The field of the invention is burn-in testing of integrated circuits. In particular, the invention relates to apparatus for placing a test chip in a test fixture and cooling the chip during the test.
Standard procedure in the integrated circuit industry has been to conduct a test called a burn-in test, in which a circuit is operated at an elevated temperature and/or voltage for a period of time, while being tested for proper operation.
Operation at an elevated temperature and/or voltage stresses the circuit through the differential thermal expansion of various components and also accelerates various failure mechanisms in the transistors and interconnects that combine to make up the integrated circuit.
For example, an integrated circuit will have many thousands or millions of joints where dissimilar conductors meet.
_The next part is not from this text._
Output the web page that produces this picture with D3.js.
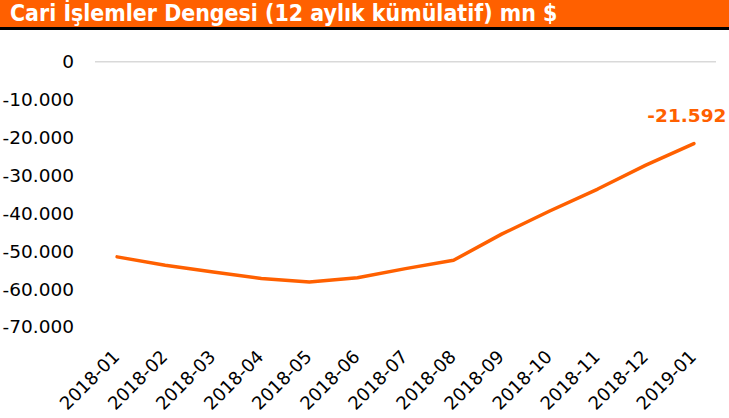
<!DOCTYPE html>
<html>
<head>
<meta charset="utf-8">
<script src="https://cdn.jsdelivr.net/npm/d3@7"></script>
<style>
  body { margin: 0; background: #fff; }
  svg { display: block; }
</style>
</head>
<body>
<script>
var months = ["2018-01", "2018-02", "2018-03", "2018-04", "2018-05", "2018-06", "2018-07",
              "2018-08", "2018-09", "2018-10", "2018-11", "2018-12", "2019-01"];
var balance = [-51500, -53700, -55500, -57200, -58100, -57000, -54600,
               -52400, -45500, -39400, -33600, -27300, -21592];
var yTicks = [0, -10000, -20000, -30000, -40000, -50000, -60000, -70000];
var title = "Cari İşlemler Dengesi (12 aylık kümülatif) mn $";

var width = 729, height = 418;
var orange = "#ff6000";
var fontFam = "'DejaVu Sans', sans-serif";

var svg = d3.select("body").append("svg")
    .attr("width", width)
    .attr("height", height);

// title bar
svg.append("rect")
    .attr("x", 0).attr("y", 0)
    .attr("width", width).attr("height", 27)
    .attr("fill", orange);
svg.append("rect")
    .attr("x", 0).attr("y", 27)
    .attr("width", width).attr("height", 3)
    .attr("fill", "#000");
svg.append("text")
    .attr("x", 10).attr("y", 21)
    .attr("fill", "#fff")
    .attr("font-family", "'DejaVu Sans Condensed', 'DejaVu Sans', sans-serif")
    .attr("font-weight", "bold")
    .attr("font-size", 22.9)
    .text(title);

var x = d3.scalePoint()
    .domain(months)
    .range([95, 716])
    .padding(0.46);

var y = d3.scaleLinear()
    .domain([-70000, 0])
    .range([327, 61.7]);

var fmt = function (d) {
    return d3.format(",")(d).replace(/,/g, ".").replace("−", "-");
};

// zero grid line
svg.append("line")
    .attr("x1", 95).attr("x2", 716)
    .attr("y1", y(0)).attr("y2", y(0))
    .attr("stroke", "#d9d9d9")
    .attr("stroke-width", 1.5);

// y axis labels
var yAxis = d3.axisLeft(y)
    .tickValues(yTicks)
    .tickSize(0)
    .tickPadding(0)
    .tickFormat(fmt);

var gy = svg.append("g")
    .attr("transform", "translate(74,0)")
    .call(yAxis);
gy.select(".domain").remove();
gy.selectAll("text")
    .attr("font-family", fontFam)
    .attr("font-size", 18.5)
    .attr("fill", "#000");

// x axis labels
var xAxis = d3.axisBottom(x)
    .tickSize(0)
    .tickPadding(0);

var gx = svg.append("g")
    .attr("transform", "translate(0,349)")
    .call(xAxis);
gx.select(".domain").remove();
gx.selectAll("text")
    .attr("font-family", fontFam)
    .attr("font-size", 18)
    .attr("fill", "#000")
    .attr("text-anchor", "end")
    .attr("dy", "0.7em")
    .attr("transform", "translate(-6,0) rotate(-45)");

// series line
var line = d3.line()
    .x(function (d, i) { return x(months[i]); })
    .y(function (d) { return y(d); });

svg.append("path")
    .datum(balance)
    .attr("d", line)
    .attr("fill", "none")
    .attr("stroke", orange)
    .attr("stroke-width", 3.5)
    .attr("stroke-linejoin", "round")
    .attr("stroke-linecap", "round");

// last value label
var last = balance.length - 1;
svg.append("text")
    .attr("x", x(months[last]) - 7)
    .attr("y", 122)
    .attr("text-anchor", "middle")
    .attr("fill", orange)
    .attr("font-family", fontFam)
    .attr("font-weight", "bold")
    .attr("font-size", 18.5)
    .text(fmt(balance[last]));
</script>
</body>
</html>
Heating and cooling cycles will put stress on these joints. The failure of any one joint through separation of the two components may cause the circuit to fail.
As technology has evolved, the operating temperatures and heat dissipation of circuits have increased. At the same time, competition has exerted pressure on manufacturers to reduce costs. Expensive methods of temperature control such as are employed in mainframe computers are not commercially practical in the field of consumer electronics or other price-sensitive markets.
Driven by industry demands to produce computer die with increasingly dense circuitry on larger die dimensions, a need for advanced means to cool the chip during the burn in operation has been revealed.
Present methods of transferring heat to and from the chip are done by means of direct contact with a chilled copper block. This method is limited by the contact area between the die and block. For the best results, it is desirable to make 100% contact between die surface and the chilled block, however, matching the surface profiles between the chilled block and die to make this a reality is not possible. There will therefore be variation in the amount of contact between one chip and another and therefore variation in thermal resistance resulting in variation of test temperature between one chip and another.
Potential damage to the die interconnect joints, test sockets and boards exist with current methods and devices used in placing and holding the block against the chip.
FIG. 3 illustrates a typical test apparatus used at present.
At the bottom of the Figure, a test table 10 supports the structure. The test system rests on table 10 on legs 22 that support board holder 20. Board holder 20 holds printed circuit board 110, which may be a production board or a special test board that holds one or more chips being tested.
Socket 115 provides a defined location for the chip and electrical contacts in conventional connections.
Substrate 117 holds the chip being tested, denoted with numeral 120, and provides a standard interface with the test board.
Electrical power and a test pattern of signals will be delivered to chip 120 through connections in substrate 117 and test board 110.
Cooling of the chip during the test is provided by a unit denoted generally by numeral 210 and having an electrical heater 220 and cooling fluid entering on flexible tube 232 and exiting on tube 234. These tubes typically carry cooling water and must be insulated from contact with the chip or with the voltage on the heating wire. An electrical ground connection 222 is provided to ensure that electrical leakage does not bias the chip itself, which is conventionally designed to operate with its outer surface at ground.
At the top of the figure, block 240 denotes a transfer mechanism, typically a hydraulic cylinder with a piston, that forces the bottom surface of heatsink 210 against the top surface of chip 120.
There is the problem of incomplete contact that will vary from chip to chip and therefore produce different operating temperatures during the test.
In addition, the application of force to improve contact carries the danger of damage to the chip.